Now Joel I. Klein, who left his post as the city’s schools chancellor in December, has been given a task by one of the world’s most powerful media moguls: helping to oversee one of the seamier media scandals in recent memory.

After stepping down from the chancellorship, Mr. Klein, 64, took a job with the News Corporation, one of the world’s largest media conglomerates, as chief executive of the education division and as executive vice president in the office of the company’s chairman, Rupert Murdoch.

Now, amid allegations that a British tabloid owned by the News Corporation, News of the World, hacked the cellphone of a murdered 13-year-old girl nine years ago, Mr. Murdoch has announced the appointment of Mr. Klein to “provide important oversight and guidance” in investigating the matter. Mr. Klein is also to be partially responsible for “keeping News Corporation’s board fully advised,” Mr. Murdoch said in a prepared statement.

“We are committed to addressing these issues fully and have taken a number of important steps to prevent them from happening again,” Mr. Murdoch’s statement read.

In a brief telephone interview on Wednesday, Mr. Klein said he was “not in charge” of handling the investigation, but he declined to elaborate on the specifics of his role. “It’s just what it said in our release today: I’m providing counsel and advice to the company,” he said.

Asked whether his experience running New York City schools would inform his efforts in this particular challenge, he said, “I think my whole life’s experience will bear on this.”

Before Mayor Michael R. Bloomberg named him schools chancellor, Mr. Klein was known as one of the brightest legal minds in the country; he worked as a lawyer in Washington for nearly three decades. At the Justice Department, he served as the assistant attorney general in charge of antitrust enforcement, leading the prosecution of Microsoft. He also spent two years as deputy White House counsel during the Clinton administration and was the chairman and chief executive of Bertelsmann, a multinational media corporation.

Mr. Klein was a “very wise choice” for the role, said Chris Cerf, who has known Mr. Klein since 1986 and served under him as a deputy schools chancellor.

“He’s been in the cauldron for a good stretch of his career, so it’s more than an abstract issue for him,” said Mr. Cerf, who is now acting commissioner of the New Jersey Department of Education. “It’s something he knows a great deal about in a personal way.”

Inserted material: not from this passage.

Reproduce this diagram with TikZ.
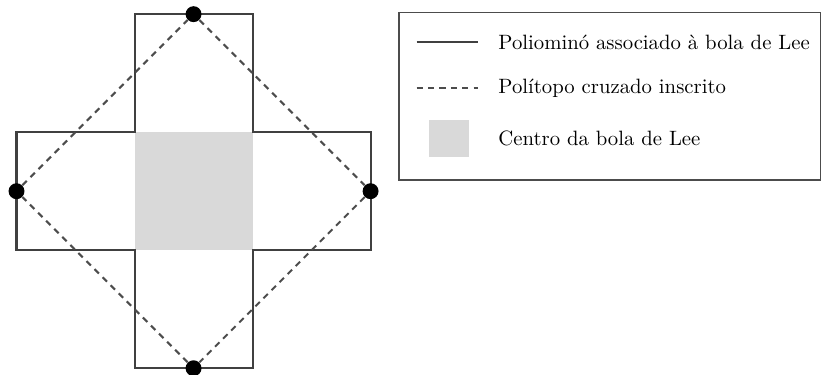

Kathryn S. Wylde, president of the Partnership for New York City, a business group, said she had often had dealings with Mr. Klein and that his experience at the Education Department “established his ability to take on a difficult challenge in a straightforward, honest way, and enhanced the credibility that he established during his years in Washington as a defender of the public interest.

“He’s a smart guy, he’s a sharp lawyer, he’s got credentials from years in public service, and it makes him an appropriate person” to help make the News Corporation’s case, she said.

Dennis M. Walcott, New York City’s current schools chancellor, noted that Mr. Klein had “navigated very difficult issues” throughout his career.

“Joel,” he said, “can handle anything.”